In a converted warehouse on rue de Montreuil, a small team of materials scientists and engineers is quietly building what could become Europe's answer to the composite materials shortage. Kaïa, a deep-tech startup founded earlier this year, has just secured €8.5 million in seed funding from a consortium including Breakthrough Energy Ventures and Paris-based Idinvest Partners.
The company's focus is deceptively straightforward: creating bio-based composite materials that meet aerospace and automotive industry standards while reducing manufacturing carbon footprint by up to 60 percent. In an era where supply chain resilience has become as critical as cost efficiency, Kaïa's timing couldn't be sharper.

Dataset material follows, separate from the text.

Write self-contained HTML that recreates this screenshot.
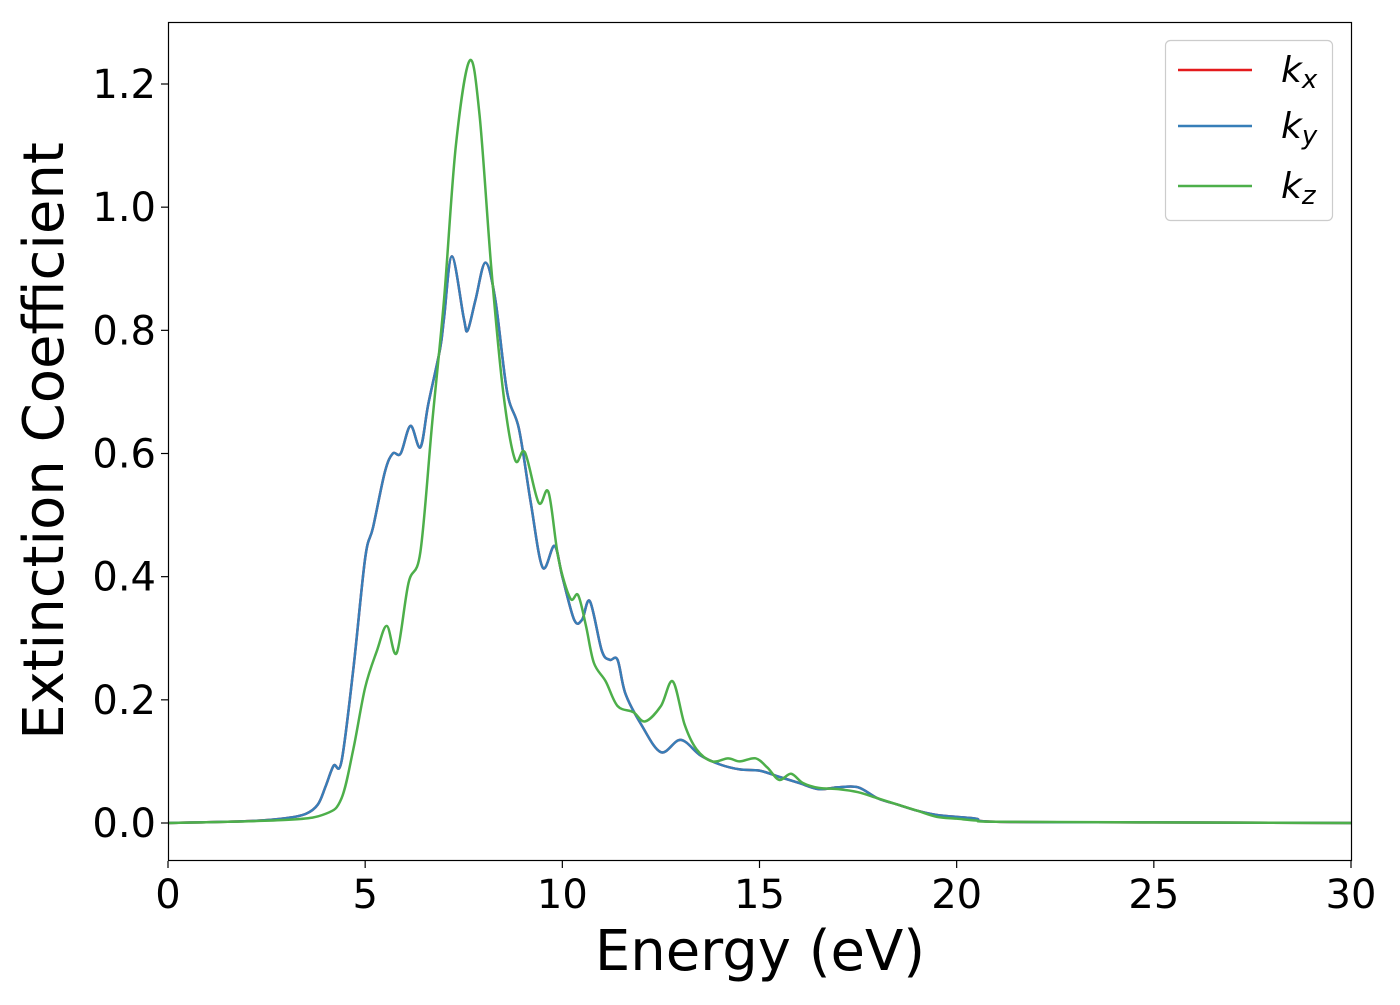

"The European composite manufacturing sector is heavily dependent on North American and Asian suppliers," explains the startup's operational model, which combines cutting-edge polymer research with what the industry calls "closed-loop" production—essentially, manufacturing waste becomes feedstock for the next cycle. The team, drawn largely from ESPCI Paris and the Institut de Chimie et Procédés pour l'Énergie, l'Environnement et la Santé (ICPEES), brings the kind of academic pedigree that's becoming increasingly common among Paris's deep-tech cohort.
What distinguishes Kaïa isn't just the science—it's the go-to-market strategy. Rather than chasing downstream consumer applications, the company is targeting Tier-1 suppliers to major automotive groups clustered around greater Paris and Île-de-France. Renault, PSA, and their network of component makers face mounting EU regulatory pressure on embodied carbon. Kaïa's materials offer a compliance pathway that doesn't require complete production overhauls.
The funding validates a broader shift in European venture capital. After years of chasing fintech and consumer apps, Paris investors are increasingly placing serious money behind hard science. The city now hosts over 120 deep-tech startups—a threefold increase from 2020—with an estimated €2.3 billion in annual deployment across climate tech, biotech, and advanced materials.
The 11th arrondissement, traditionally associated with arts and craft workshops, is quietly becoming a hub for materials innovation. Near Kaïa's headquarters, at least four other hardware-focused startups have established operations in the past eighteen months, drawn by affordable industrial space and proximity to research institutions.
Kaïa's Series A timeline—likely late 2027—will tell us whether this team can scale from lab to production. But for investors watching Paris's tech ecosystem mature beyond software, it's precisely the kind of company that signals real structural change in where European capital is flowing.